THE SECRETS OF LOVELACE ACADEMY de Marie Benedict et Courtney Sheinmel

From New York Times bestselling author Marie Benedict and Courtney Sheinmel comes a historical adventure that follows the young and gifted Lainey as she is plucked from a London orphanage to begin attending Lovelace Academy, a boarding school with ivy-covered walls that hide more secrets than Lainey can even imagine.

THE SECRETS OF LOVELACE ACADEMY (Book 1)
by Marie Benedict and Courtney Sheinmel
Aladdin (Simon & Schuster), April 2025
(via Laura Dail Literary Agency)

London, 1904.

Lainey Phillips has lived at the Sycamore Home for Orphaned Children since she was three years old. Now nearly a teenager, her life is difficult, and she doesn’t expect it to get better—until a chance encounter during an open house changes everything when Lainey meets a woman who invites her to attend the prestigious Lovelace Academy.

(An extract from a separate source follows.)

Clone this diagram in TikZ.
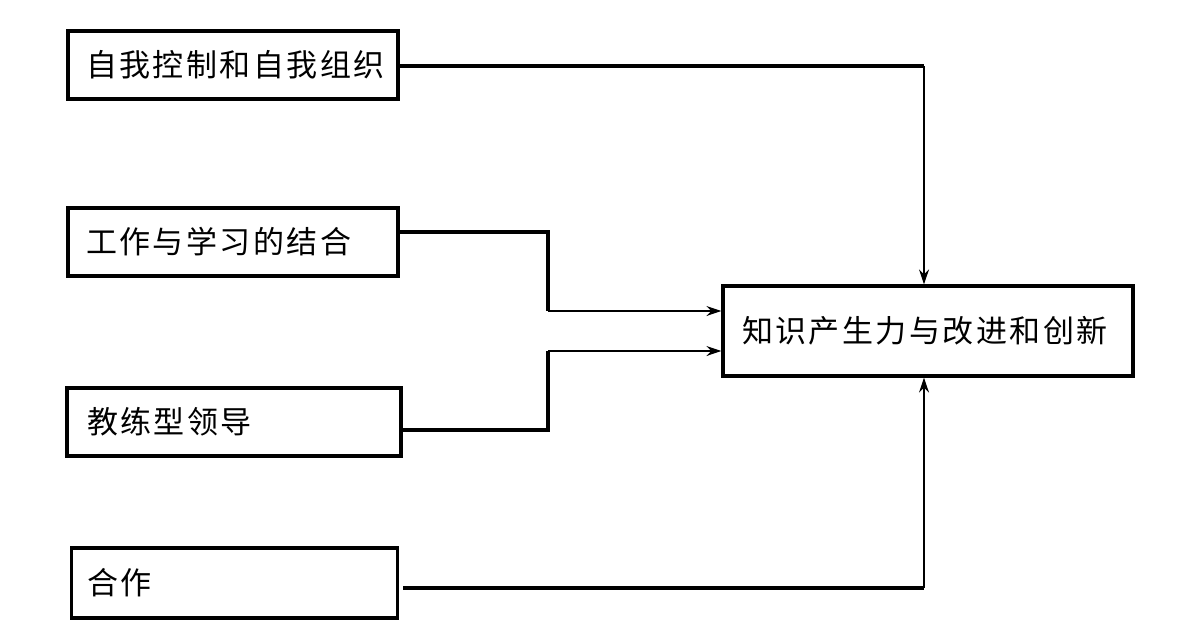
\documentclass[tikz,border=0pt]{standalone}
\usepackage{fontspec}
\newfontfamily\cjk[LetterSpace=8]{Noto Sans CJK SC}
\usetikzlibrary{arrows.meta}
\tikzset{
  srcbox/.style={draw, line width=3.2pt, minimum height=68pt, minimum width=330pt,
    text width=294pt, inner xsep=17pt, align=left, font=\cjk\fontsize{31pt}{36pt}\selectfont},
  tgtbox/.style={draw, line width=3.2pt, minimum height=90pt, minimum width=410pt,
    text width=372pt, inner xsep=18pt, align=left, font=\cjk\fontsize{31pt}{36pt}\selectfont},
  thickline/.style={line width=3.6pt},
  arr/.style={-{Stealth[length=15pt,width=10pt]}, line width=1.5pt}
}
\begin{document}
\begin{tikzpicture}[x=1pt,y=-1pt]
\useasboundingbox (0,0) rectangle (1185,640);
\node[srcbox] (a) at (233,65) {自我控制和自我组织};
\node[srcbox] (b) at (233,242) {工作与学习的结合};
\node[srcbox, inner xsep=20pt] (c) at (234,422) {教练型领导};
\node[srcbox, inner xsep=16pt, minimum width=323pt, minimum height=70pt] (d) at (234.5,583) {合作};
\node[tgtbox] (t) at (928,331) {知识产生力与改进和创新};
\coordinate (a1) at (924,66);
\coordinate (b1) at (548,232);
\coordinate (b2) at (548,311);
\coordinate (c1) at (548,430);
\coordinate (c2) at (548,351);
\coordinate (d1) at (924,588);
\draw[thickline] (a.east |- a1) -- (a1);
\draw[arr] (a1) -- (a1 |- t.north);
\draw[thickline] (b.east |- b1) -- (b1) -- (b2);
\draw[arr] (b2) -- (b2 -| t.west);
\draw[thickline] (c.east |- c1) -- (c1) -- (c2);
\draw[arr] (c2) -- (c2 -| t.west);
\draw[thickline] ([xshift=4pt]d.east |- d1) -- (d1);
\draw[arr] (d1) -- (d1 |- t.south);
\end{tikzpicture}
\end{document}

Fitting in amongst the many privileged students at Lovelace Academy proves challenging in a different way, though. Terrified she’ll be cast out of the academy, Lainey grabs the chance to prove herself by traveling to Switzerland to witness a female scientist craft a groundbreaking theory. The journey that includes a train, a ferry, and a mysterious boy named Gen is treacherous, but the real test is what awaits her at the home of Mileva Maric, wife of Albert Einstein.

Marie Benedict is the New York Times bestselling author of several adult books of historical fiction, including The Other Einstein, the inspiration for this book. She lives in Pittsburgh, Pennsylvania.

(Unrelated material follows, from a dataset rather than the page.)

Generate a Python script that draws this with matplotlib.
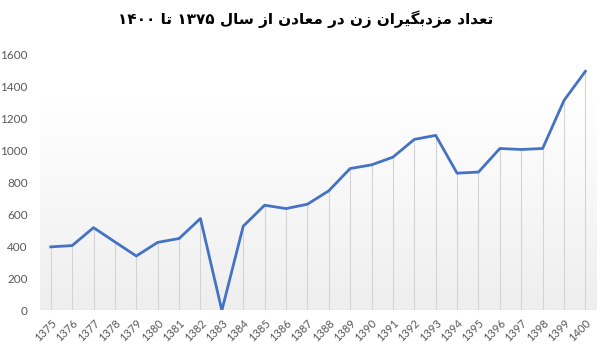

Courtney Sheinmel is the author of nearly thirty books for kids and teens, including the acclaimed Stella Batts and My Pet Slime series for young readers. Her book, Helen Keller, was part of Chelsea Clinton’s She Persisted series. Courtney received a National Scholastic Outstanding Educator Award for her work as a writing instructor at the non-profit Writopia Lab. She lives in New York City.